Desta vez foi uma velha conhecida a quem eu não via a algum tempo. Semana passada fez contato. Estava bem, apesar da idade. Uma dorzinha na perna esquerda, quem sabe a coluna, quem sabe a necessidade de trocar o colchão. Falamos sobre noites mal dormidas, travesseiros altos, preocupações disparatadas que nos agoniam justamente nas madrugadas. Ensaiamos iniciar conversa sobre os filhos, mas depressa desistimos. Por onde andarão esses que se alongaram de nós? Em que mundos estarão metidos? Eles que agora nos olham como pessoas de ontem. Ultrapassadas? Não é que de tempos para cá as crias têm-se revelado mais pacienciosas com a gente? Imagine que me pegam pelo braço toda vez que entro e saio do carro - disse a amiga.

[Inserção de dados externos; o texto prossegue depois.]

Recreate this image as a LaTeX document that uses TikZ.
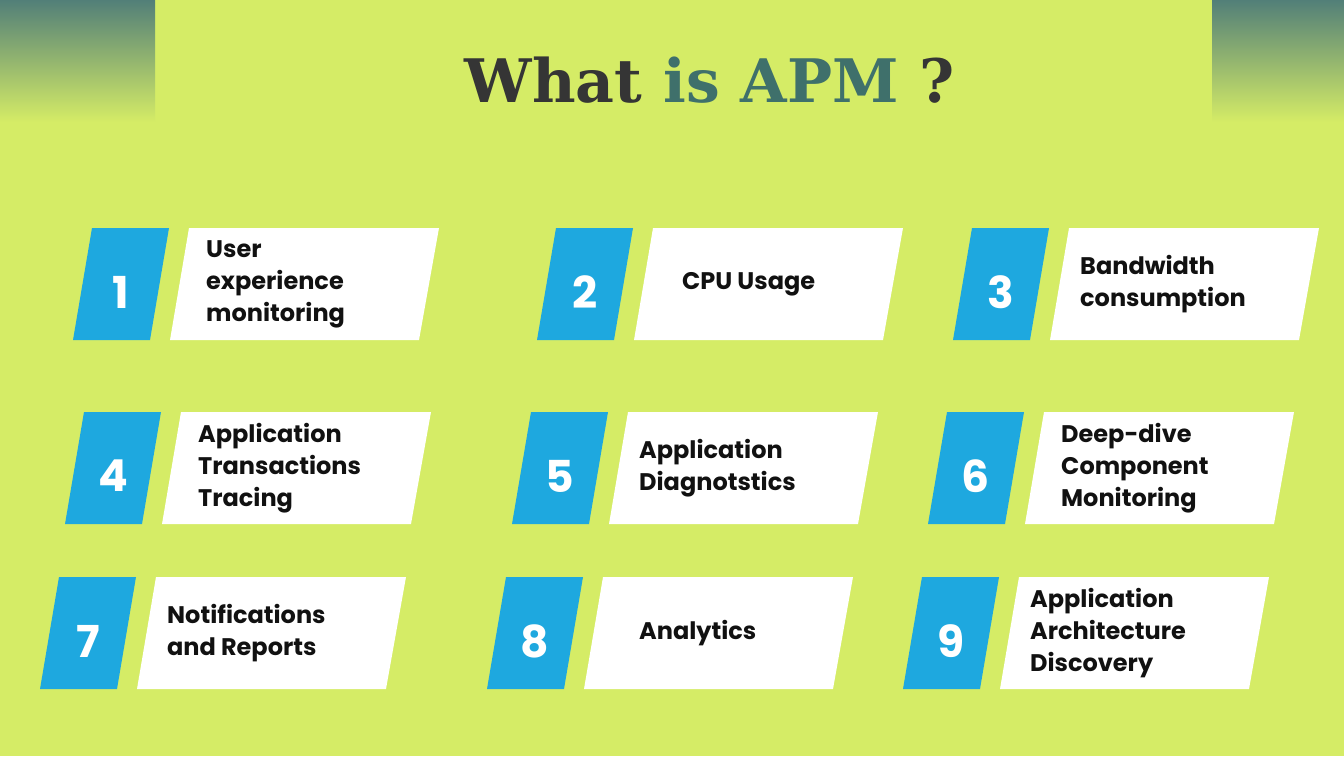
\documentclass[tikz,border=0pt]{standalone}
\usepackage{fontspec}
\setmainfont{Poppins}
\newfontfamily\titlefont{DejaVu Serif}
\usetikzlibrary{positioning}
\definecolor{lime}{HTML}{D5EC66}
\definecolor{teal}{HTML}{3F706B}
\definecolor{corner}{HTML}{527F78}
\definecolor{numblue}{HTML}{1EA8DF}
\definecolor{ink}{HTML}{111111}
\begin{document}
\begin{tikzpicture}[x=1pt,y=-1pt,
        numbox/.style={% blue number plate
            fill=numblue,
            },
        txtbox/.style={% white plate
            fill=white,
            },
        numlabel/.style={% the number
            text=white,
            font=\fontsize{44}{44}\selectfont\bfseries,
            },
        txtlabel/.style={% the item text
            text=ink,
            anchor=west,
            align=left,
            inner sep=0pt,
            font=\fontsize{24}{32}\selectfont\bfseries,
            },
            ]
         \useasboundingbox (0,0) rectangle (1344,756);
         \fill[lime] (0,0) rectangle (1344,756);
         % corners
         \shade[top color=corner,bottom color=lime] (0,0) rectangle (155,122);
         \shade[top color=corner,bottom color=lime] (1212,0) rectangle (1344,122);
         % title
         \node[font=\titlefont\bfseries\fontsize{60}{60}\selectfont] (title) at (710,80)
         {\textcolor{ink!85}{What} \textcolor{teal}{is APM} \textcolor{ink!85}{?}};
         % items: x of blue bottom-left / y top / number / text / text shift
         \foreach \X/\Y/\N/\T/\S in {
            73/228/1/{User\\experience\\monitoring}/36,
            537/228/2/{CPU Usage}/48,
            953/228/3/{Bandwidth\\consumption}/30,
            65/412/4/{Application\\Transactions\\Tracing}/36,
            512/412/5/{Application\\Diagnotstics}/30,
            928/412/6/{Deep-dive\\Component\\Monitoring}/36,
            40/577/7/{Notifications\\and Reports}/30,
            487/577/8/{Analytics}/55,
            903/577/9/{Application\\Architecture\\Discovery}/30}
         {\fill[numbox] (\X,\Y+112) -- ++(19,-112) -- ++(77,0) -- ++(-19,112) -- cycle;
          \fill[txtbox] (\X+97,\Y+112) -- ++(19,-112) -- ++(250,0) -- ++(-20,112) -- cycle;
          \node[numlabel] (n\N) at (\X+48,\Y+64) {\N};
          \node[txtlabel] (t\N) at (\X+97+\S,\Y+56) {\T};}
        \end{tikzpicture}
\end{document}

Ninguém sabe. A amiga não sabia. Talvez enquanto falasse ao telefone comigo a morte a espreitasse. Talvez a morte tenha uma agenda com datas, horários. Para ela não contam os interesses daqueles que levará. Se a amiga precisasse de mais um dia, só mais um dia, para terminar algo essencial, então não se poderia conceder a ela o benefício de algumas simples horas?

Estive no velório. Observei a face emudecida da amiga. Recordei as últimas palavras que trocamos. Não derramei lágrimas. Abracei o viúvo inconsolável. Estava junto ao caixão quando pressenti que a morte estaria bem ali a observar-nos. Afinal, quem entre nós seria sua próxima vítima?